Quem vinha esperando longas sequências de ação recheadas de naves e explosões, naturalmente ficará um pouco decepcionado — ainda que, quando lança mão desses recursos clássicos de “Star Wars“, “Andor” o faça melhor até mesmo que “The Mandalorian” e boa parte dos filmes. A grande questão é que, aqui, esse não é o foco, e raramente é utilizado como o grande mecanismo de avanço narrativo que é nos outros produtos da franquia. Em vez disso, a série utiliza as próprias motivações dos personagens como elemento que gera tensão para levar a história adiante. Junto a isso, “Andor” mantém sua lealdade a “Star Wars” ao povoar a tela de detalhes inusitados, de alienígenas estranhos e comidas exóticas, à arquitetura e costumes dos planetas pelos quais viajamos. É dessa forma que uma galáxia já grande se expande ainda mais.
Claro, ninguém imaginaria de início que a história da Aliança Rebelde pudesse ser contada de forma tão pé no chão quanto “Andor” faz. Ninguém esperava que aquela série especulada décadas atrás, um projeto totalmente diferente e à parte deste, o faria dessa forma. Dado o histórico de “Star Wars” e a constante infantilização de seu público, é natural que a série desperte controvérsias, afinal, não há o heroísmo típico e dualista que convencionou-se esperar de histórias como essa.
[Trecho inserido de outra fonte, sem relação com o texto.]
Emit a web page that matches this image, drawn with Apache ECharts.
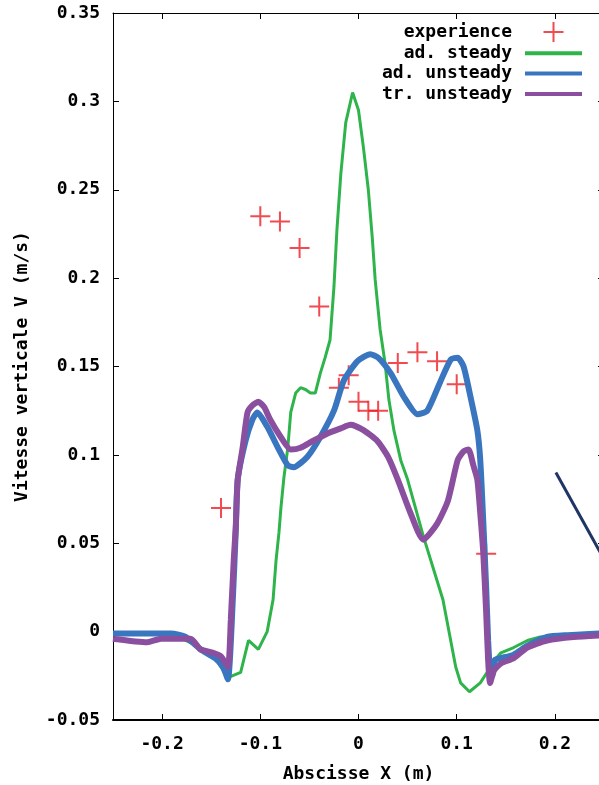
<!DOCTYPE html>
<html>
<head>
<meta charset="utf-8">
<script src="https://cdn.jsdelivr.net/npm/echarts@6/dist/echarts.min.js"></script>
<style>
  html, body { margin: 0; padding: 0; background: #fff; }
  #chart { width: 599px; height: 785px; }
</style>
</head>
<body>
<div id="chart"></div>
<script>
// Tick positions
const xTicks = [-0.2, -0.1, 0, 0.1, 0.2];
const yTicks = [-0.05, 0, 0.05, 0.1, 0.15, 0.2, 0.25, 0.3, 0.35];

// Measured vertical velocity (x, V)
const experience = [
  [-0.14, 0.070], [-0.10, 0.235], [-0.08, 0.232], [-0.06, 0.217], [-0.04, 0.184],
  [-0.02, 0.138], [-0.01, 0.145], [0.00, 0.130], [0.01, 0.125], [0.02, 0.125],
  [0.04, 0.152], [0.06, 0.158], [0.08, 0.153], [0.10, 0.140], [0.13, 0.044]
];

// Adiabatic steady model
const adSteady = [
  [-0.25, -0.001], [-0.212, -0.001], [-0.191, -0.001], [-0.176, -0.005], [-0.161, -0.009],
  [-0.146, -0.015], [-0.133, -0.026], [-0.120, -0.023], [-0.112, -0.005], [-0.102, -0.010],
  [-0.093, 0.000], [-0.087, 0.018], [-0.084, 0.040], [-0.081, 0.056], [-0.079, 0.070],
  [-0.076, 0.087], [-0.072, 0.104], [-0.069, 0.124], [-0.064, 0.135], [-0.059, 0.138],
  [-0.054, 0.137], [-0.049, 0.135], [-0.044, 0.135], [-0.039, 0.146], [-0.034, 0.155],
  [-0.029, 0.165], [-0.027, 0.180], [-0.025, 0.195], [-0.022, 0.227], [-0.018, 0.259],
  [-0.013, 0.288], [-0.006, 0.305], [0.000, 0.295], [0.005, 0.274], [0.010, 0.250],
  [0.014, 0.223], [0.017, 0.199], [0.022, 0.171], [0.027, 0.152], [0.031, 0.131],
  [0.036, 0.114], [0.043, 0.097], [0.050, 0.086], [0.066, 0.054], [0.086, 0.018],
  [0.099, -0.020], [0.104, -0.029], [0.113, -0.034], [0.124, -0.029], [0.131, -0.023],
  [0.136, -0.018], [0.145, -0.012], [0.158, -0.009], [0.172, -0.005], [0.185, -0.003],
  [0.206, -0.002], [0.25, -0.001]
];

// Adiabatic unsteady model
const adUnsteady = [
  [-0.25, -0.001], [-0.191, -0.001], [-0.176, -0.003], [-0.161, -0.010], [-0.146, -0.015],
  [-0.138, -0.020], [-0.133, -0.027], [-0.128, 0.018], [-0.125, 0.057], [-0.123, 0.086],
  [-0.115, 0.108], [-0.108, 0.120], [-0.103, 0.124], [-0.093, 0.116], [-0.082, 0.104],
  [-0.072, 0.094], [-0.066, 0.093], [-0.052, 0.099], [-0.039, 0.110], [-0.025, 0.125],
  [-0.015, 0.142], [-0.001, 0.153], [0.012, 0.157], [0.020, 0.155], [0.033, 0.146],
  [0.046, 0.133], [0.060, 0.123], [0.070, 0.125], [0.083, 0.141], [0.094, 0.154],
  [0.101, 0.155], [0.107, 0.150], [0.114, 0.133], [0.121, 0.114], [0.124, 0.097],
  [0.127, 0.063], [0.130, 0.025], [0.132, -0.005], [0.134, -0.022], [0.136, -0.025],
  [0.139, -0.016], [0.145, -0.015], [0.158, -0.013], [0.172, -0.008], [0.192, -0.003],
  [0.213, -0.002], [0.25, -0.001]
];

// Transient unsteady model
const trUnsteady = [
  [-0.25, -0.004], [-0.215, -0.006], [-0.201, -0.004], [-0.171, -0.004], [-0.161, -0.010],
  [-0.148, -0.012], [-0.140, -0.014], [-0.133, -0.020], [-0.130, 0.007], [-0.127, 0.041],
  [-0.125, 0.059], [-0.123, 0.086], [-0.118, 0.104], [-0.113, 0.124], [-0.108, 0.128],
  [-0.102, 0.130], [-0.096, 0.127], [-0.090, 0.120], [-0.079, 0.110], [-0.069, 0.103],
  [-0.059, 0.104], [-0.046, 0.108], [-0.032, 0.112], [-0.018, 0.115], [-0.008, 0.117],
  [0.005, 0.114], [0.019, 0.108], [0.030, 0.099], [0.040, 0.086], [0.053, 0.067],
  [0.066, 0.052], [0.080, 0.061], [0.091, 0.074], [0.101, 0.097], [0.107, 0.102],
  [0.112, 0.103], [0.117, 0.094], [0.121, 0.086], [0.124, 0.067], [0.127, 0.045],
  [0.130, 0.011], [0.132, -0.016], [0.134, -0.029], [0.138, -0.022], [0.145, -0.018],
  [0.158, -0.015], [0.172, -0.009], [0.192, -0.005], [0.219, -0.003], [0.25, -0.002]
];

// Straight segment on the right
const rightSegment = [[0.201, 0.090], [0.25, 0.041]];

const FONT = '"DejaVu Sans Mono", "Liberation Mono", monospace';
const crossPath = 'path://M0,9h9v-9h2v9h9v2h-9v9h-2v-9h-9z';
const barPath = 'path://M0,0h57v4h-57z';

const chart = echarts.init(document.getElementById('chart'), null, { renderer: 'canvas' });

const tickLabel = (v) => {
  const r = Math.round(v * 100) / 100;
  return r === 0 ? '0' : String(r);
};

chart.setOption({
  animation: false,
  backgroundColor: '#ffffff',
  textStyle: { fontFamily: FONT, fontWeight: 'bold', fontSize: 18, color: '#000' },
  grid: { left: 113, right: -5, top: 13, bottom: 65, containLabel: false, outerBoundsMode: 'none' },
  legend: {
    data: [
      { name: 'experience', icon: crossPath },
      { name: 'ad. steady', icon: barPath },
      { name: 'ad. unsteady', icon: barPath },
      { name: 'tr. unsteady', icon: barPath }
    ],
    orient: 'vertical',
    align: 'right',
    right: 17,
    top: 22,
    padding: 0,
    itemWidth: 57,
    itemHeight: 20,
    itemGap: 2.3,
    selectedMode: false,
    textStyle: { fontFamily: FONT, fontWeight: 'bold', fontSize: 18, color: '#000', padding: [0, 8, 0, 0] }
  },
  xAxis: [
    {
      type: 'value', min: -0.25, max: 0.25, position: 'bottom',
      name: 'Abscisse X (m)', nameLocation: 'middle', nameGap: 45,
      nameTextStyle: { fontFamily: FONT, fontWeight: 'bold', fontSize: 18, color: '#000' },
      axisLine: { show: true, onZero: false, lineStyle: { color: '#000', width: 2 } },
      axisTick: { show: true, inside: true, length: 6, customValues: xTicks, lineStyle: { color: '#000', width: 1 } },
      axisLabel: { show: true, margin: 15, customValues: xTicks, formatter: tickLabel,
        fontFamily: FONT, fontWeight: 'bold', fontSize: 18, color: '#000' },
      splitLine: { show: false }
    },
    {
      type: 'value', min: -0.25, max: 0.25, position: 'top',
      axisLine: { show: true, onZero: false, lineStyle: { color: '#000', width: 1 } },
      axisTick: { show: true, inside: true, length: 6, customValues: xTicks, lineStyle: { color: '#000', width: 1 } },
      axisLabel: { show: false },
      splitLine: { show: false }
    }
  ],
  yAxis: [
    {
      type: 'value', min: -0.05, max: 0.35, position: 'left',
      name: 'Vitesse verticale V (m/s)', nameLocation: 'middle', nameGap: 82, nameRotate: 90,
      nameTextStyle: { fontFamily: FONT, fontWeight: 'bold', fontSize: 18, color: '#000' },
      axisLine: { show: true, onZero: false, lineStyle: { color: '#000', width: 1 } },
      axisTick: { show: true, inside: true, length: 6, customValues: yTicks, lineStyle: { color: '#000', width: 1 } },
      axisLabel: { show: true, margin: 13, customValues: yTicks, formatter: tickLabel,
        fontFamily: FONT, fontWeight: 'bold', fontSize: 18, color: '#000' },
      splitLine: { show: false }
    },
    {
      type: 'value', min: -0.05, max: 0.35, position: 'right',
      axisLine: { show: true, onZero: false, lineStyle: { color: '#000', width: 1 } },
      axisTick: { show: true, inside: true, length: 6, customValues: yTicks, lineStyle: { color: '#000', width: 1 } },
      axisLabel: { show: false },
      splitLine: { show: false }
    }
  ],
  series: [
    {
      name: 'experience', type: 'scatter', data: experience,
      symbol: crossPath, symbolSize: 20,
      itemStyle: { color: '#ee1d24' }, z: 2
    },
    {
      name: 'ad. steady', type: 'line', data: adSteady,
      showSymbol: false, symbol: 'none',
      lineStyle: { color: '#2fb44b', width: 3 }, itemStyle: { color: '#2fb44b' }, z: 3
    },
    {
      name: 'ad. unsteady', type: 'line', data: adUnsteady,
      showSymbol: false, symbol: 'none', smooth: 0.2,
      lineStyle: { color: '#3a75bf', width: 6 }, itemStyle: { color: '#3a75bf' }, z: 4
    },
    {
      name: 'tr. unsteady', type: 'line', data: trUnsteady,
      showSymbol: false, symbol: 'none', smooth: 0.2,
      lineStyle: { color: '#8b4fa0', width: 6 }, itemStyle: { color: '#8b4fa0' }, z: 5
    },
    {
      name: 'segment', type: 'line', data: rightSegment,
      showSymbol: false, symbol: 'none',
      lineStyle: { color: '#1f3566', width: 3 }, itemStyle: { color: '#1f3566' }, z: 6
    }
  ]
});
</script>
</body>
</html>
O trunfo de “Andor”, portanto, reside justamente na ousadia da narrativa em apontar coisas que deveriam ser óbvias para quem vive nessa galáxia muito, muito distante há tanto tempo: não há preto e branco em uma guerra, muito menos em uma contra um regime fascista autoritário. Por mais legal que seja acompanhar o idealismo Jedi, eles são apenas uma pequena parte das guerras nas estrelas; a maioria dos que lutam são gente como eu e você.